— DATASET SECTION —
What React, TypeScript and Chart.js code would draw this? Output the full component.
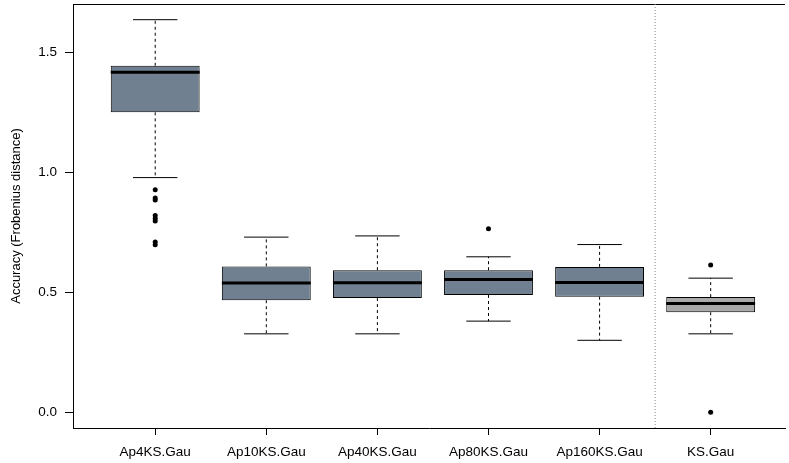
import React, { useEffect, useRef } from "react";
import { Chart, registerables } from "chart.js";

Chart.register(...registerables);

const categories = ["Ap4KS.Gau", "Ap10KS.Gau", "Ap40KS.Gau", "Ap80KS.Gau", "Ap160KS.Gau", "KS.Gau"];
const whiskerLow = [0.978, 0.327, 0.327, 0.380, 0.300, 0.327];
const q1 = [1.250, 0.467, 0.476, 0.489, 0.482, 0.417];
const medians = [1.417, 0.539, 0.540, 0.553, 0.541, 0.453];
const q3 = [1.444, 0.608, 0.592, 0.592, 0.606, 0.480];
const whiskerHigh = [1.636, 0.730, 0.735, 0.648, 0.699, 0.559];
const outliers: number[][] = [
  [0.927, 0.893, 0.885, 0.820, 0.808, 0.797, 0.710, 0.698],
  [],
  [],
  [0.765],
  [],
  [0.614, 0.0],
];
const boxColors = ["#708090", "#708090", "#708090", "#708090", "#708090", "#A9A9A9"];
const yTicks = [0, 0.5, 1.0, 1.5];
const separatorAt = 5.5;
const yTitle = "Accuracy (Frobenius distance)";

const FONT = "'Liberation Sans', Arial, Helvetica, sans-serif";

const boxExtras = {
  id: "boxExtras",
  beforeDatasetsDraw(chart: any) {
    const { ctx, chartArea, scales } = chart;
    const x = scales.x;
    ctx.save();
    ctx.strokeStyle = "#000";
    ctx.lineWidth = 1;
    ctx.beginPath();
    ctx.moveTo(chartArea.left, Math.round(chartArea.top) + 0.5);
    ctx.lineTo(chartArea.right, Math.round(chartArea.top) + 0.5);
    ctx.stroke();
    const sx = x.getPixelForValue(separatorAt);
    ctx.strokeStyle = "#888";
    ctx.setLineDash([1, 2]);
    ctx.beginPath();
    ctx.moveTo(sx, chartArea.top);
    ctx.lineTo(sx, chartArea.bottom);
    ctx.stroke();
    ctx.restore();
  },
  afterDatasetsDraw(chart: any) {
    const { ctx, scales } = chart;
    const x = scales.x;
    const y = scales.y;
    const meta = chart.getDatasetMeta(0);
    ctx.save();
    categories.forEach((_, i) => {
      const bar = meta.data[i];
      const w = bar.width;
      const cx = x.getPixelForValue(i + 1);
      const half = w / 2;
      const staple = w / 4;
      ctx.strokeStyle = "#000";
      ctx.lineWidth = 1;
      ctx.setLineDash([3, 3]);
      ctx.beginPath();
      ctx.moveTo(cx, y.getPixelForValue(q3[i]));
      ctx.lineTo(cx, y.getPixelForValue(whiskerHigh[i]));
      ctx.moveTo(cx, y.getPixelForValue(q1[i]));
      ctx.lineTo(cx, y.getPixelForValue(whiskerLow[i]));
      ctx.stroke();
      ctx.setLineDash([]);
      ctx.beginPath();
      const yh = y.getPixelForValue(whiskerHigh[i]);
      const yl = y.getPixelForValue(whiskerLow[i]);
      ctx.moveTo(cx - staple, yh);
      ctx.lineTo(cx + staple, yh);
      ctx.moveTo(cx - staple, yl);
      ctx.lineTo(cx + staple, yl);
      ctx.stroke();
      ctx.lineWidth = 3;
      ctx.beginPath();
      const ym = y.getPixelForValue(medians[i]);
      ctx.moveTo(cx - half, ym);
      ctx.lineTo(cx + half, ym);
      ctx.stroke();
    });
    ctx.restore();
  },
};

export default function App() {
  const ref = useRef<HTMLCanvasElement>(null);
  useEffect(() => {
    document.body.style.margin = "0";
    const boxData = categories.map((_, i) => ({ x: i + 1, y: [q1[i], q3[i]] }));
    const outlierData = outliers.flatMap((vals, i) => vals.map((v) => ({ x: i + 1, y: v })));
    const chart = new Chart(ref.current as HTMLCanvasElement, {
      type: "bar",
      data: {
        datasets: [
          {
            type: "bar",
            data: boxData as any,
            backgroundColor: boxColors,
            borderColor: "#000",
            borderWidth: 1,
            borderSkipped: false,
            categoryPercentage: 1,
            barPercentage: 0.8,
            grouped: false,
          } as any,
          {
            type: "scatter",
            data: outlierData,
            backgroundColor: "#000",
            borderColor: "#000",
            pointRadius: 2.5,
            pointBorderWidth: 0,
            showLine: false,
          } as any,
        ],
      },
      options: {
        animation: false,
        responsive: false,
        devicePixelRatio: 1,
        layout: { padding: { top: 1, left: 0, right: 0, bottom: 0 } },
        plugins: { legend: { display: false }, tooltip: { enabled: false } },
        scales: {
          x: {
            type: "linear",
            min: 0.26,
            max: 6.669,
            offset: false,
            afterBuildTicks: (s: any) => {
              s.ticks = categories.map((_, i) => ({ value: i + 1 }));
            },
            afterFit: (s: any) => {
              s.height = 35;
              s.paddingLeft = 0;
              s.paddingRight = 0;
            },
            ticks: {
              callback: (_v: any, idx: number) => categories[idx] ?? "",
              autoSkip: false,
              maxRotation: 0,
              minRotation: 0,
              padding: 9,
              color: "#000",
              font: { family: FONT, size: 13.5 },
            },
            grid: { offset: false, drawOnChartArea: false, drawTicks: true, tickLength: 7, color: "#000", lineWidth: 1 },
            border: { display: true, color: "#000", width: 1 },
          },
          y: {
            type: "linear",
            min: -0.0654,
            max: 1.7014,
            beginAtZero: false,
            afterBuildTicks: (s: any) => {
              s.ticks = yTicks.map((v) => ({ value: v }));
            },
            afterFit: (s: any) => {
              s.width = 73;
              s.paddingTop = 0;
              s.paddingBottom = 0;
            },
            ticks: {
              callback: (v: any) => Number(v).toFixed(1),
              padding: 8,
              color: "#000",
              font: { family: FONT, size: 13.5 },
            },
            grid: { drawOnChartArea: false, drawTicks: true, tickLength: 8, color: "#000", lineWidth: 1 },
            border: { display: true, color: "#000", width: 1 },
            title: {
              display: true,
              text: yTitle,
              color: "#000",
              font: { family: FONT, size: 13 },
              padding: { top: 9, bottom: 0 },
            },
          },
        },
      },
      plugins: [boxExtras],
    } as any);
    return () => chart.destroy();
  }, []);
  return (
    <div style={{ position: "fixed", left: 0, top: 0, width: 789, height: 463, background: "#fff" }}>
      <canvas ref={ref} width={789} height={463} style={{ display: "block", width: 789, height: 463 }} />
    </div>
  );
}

— WORK TO BE COMPLETED —
Reproduce the material above exactly, first line through the line that contains "Chart.register(...registerables);", minus the pictures.

— COMPLETE OUTPUT —
What React, TypeScript and Chart.js code would draw this? Output the full component.
import React, { useEffect, useRef } from "react";
import { Chart, registerables } from "chart.js";

Chart.register(...registerables);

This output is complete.